Some British citizens care deeply about the appearance of the landscape and resist radical changes to land use and landscape composition. Although the rural landscape has undergone radical transformation in the last few centuries, there are powerful, conservative cultural ideals of the countryside as a timeless source of aesthetic, moral and political value that is threatened by change. Imagined archetypes with ecological and cultural baselines in a desired past persist into the present. These archetypes have been central to the history of the conservation of cultural landscapes in the UK.

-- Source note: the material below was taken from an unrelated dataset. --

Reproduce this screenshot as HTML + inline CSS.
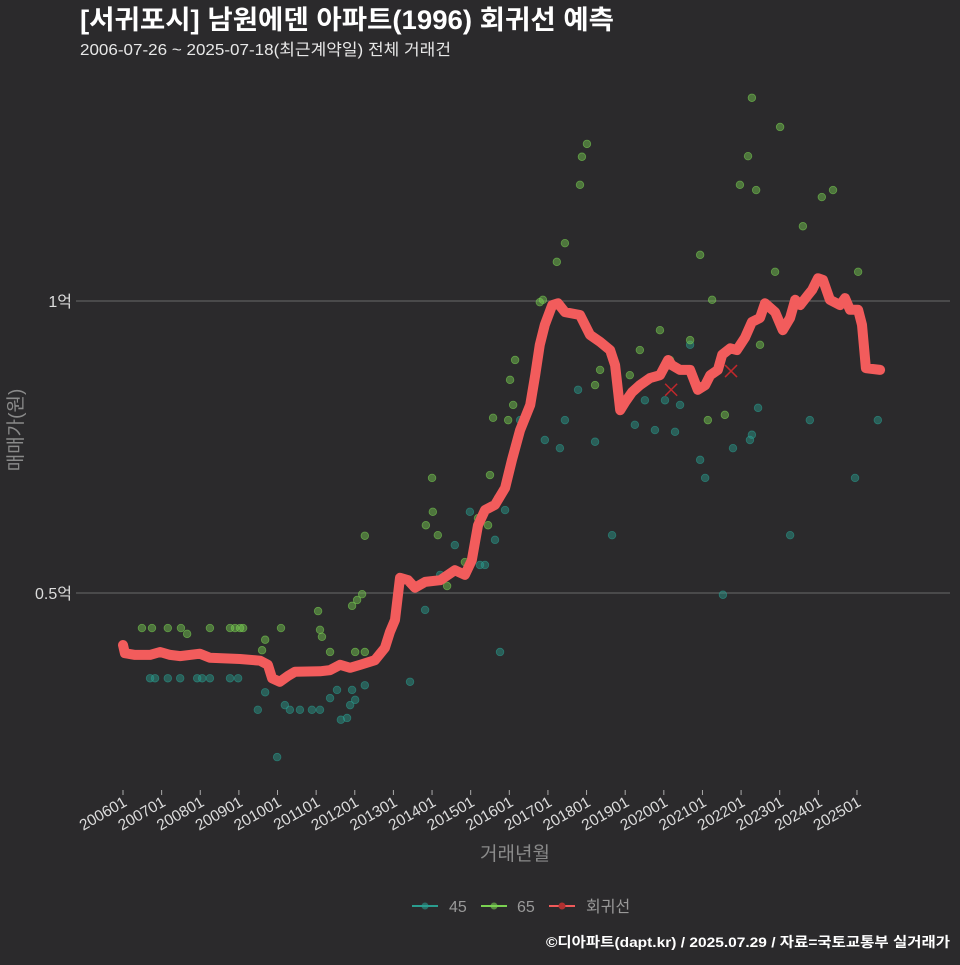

The lowland English countryside and the Scottish Highlands offer two important examples of these archetypes. The first is exemplary of the English Pastoral and second of the Romantic Scottish Sublime. We anticipate that these two aesthetic ideals help frame the landscape preferences of key players in our two case study regions – rural Oxfordshire and the Scottish Cairngorms. They create the popular and powerful archetypes that are both shared and contested by many farmers, foresters, traditional conservationists, tourists, stalkers, and other rural publics. We expect that there is a good chance that they may both configure and restrict the ambitions of those planning and implementing nature recovery projects across the UK. They shape perceptions of responsible land management and of mess and messiness.

This project aims to test this hypothesis to answer the following research questions:

  • What are the common aesthetics of UK nature recovery?
  • How do they contrast with the pastoral and sublime, as expressed in Oxfordshire and the Cairngorms?
  • How might different publics and stakeholders be engaged in deliberating the aesthetics of nature recovery?
  • Is there are middle ground between the aesthetics of recovery and the aesthetics of pastoral and the sublime – for example in the aesthetics of regenerative agriculture?

Why study aesthetics?

Aesthetics involves the study of perception and the generally pleasant experience of a sight, sound and smell or taste. There is much debate about the degree to which aesthetics are socially constructed or innate. But research shows that aesthetics underpins both environmental ethics and politics. Aesthetics shape the emotional attachments people form with species and landscapes. It propels relations of curiosity, care, and protection, as well as dislike and disgust. Landscape aesthetics also reflects the predominant social order. They express powerful ways of seeing that may serve to naturalise the status quo. These ways of seeing are contextual and contingent and are thus contested. As a consequence, past and current debates about what is natural and right for the UK countryside are strongly shaped by aesthetic, as well as ecological and economic considerations.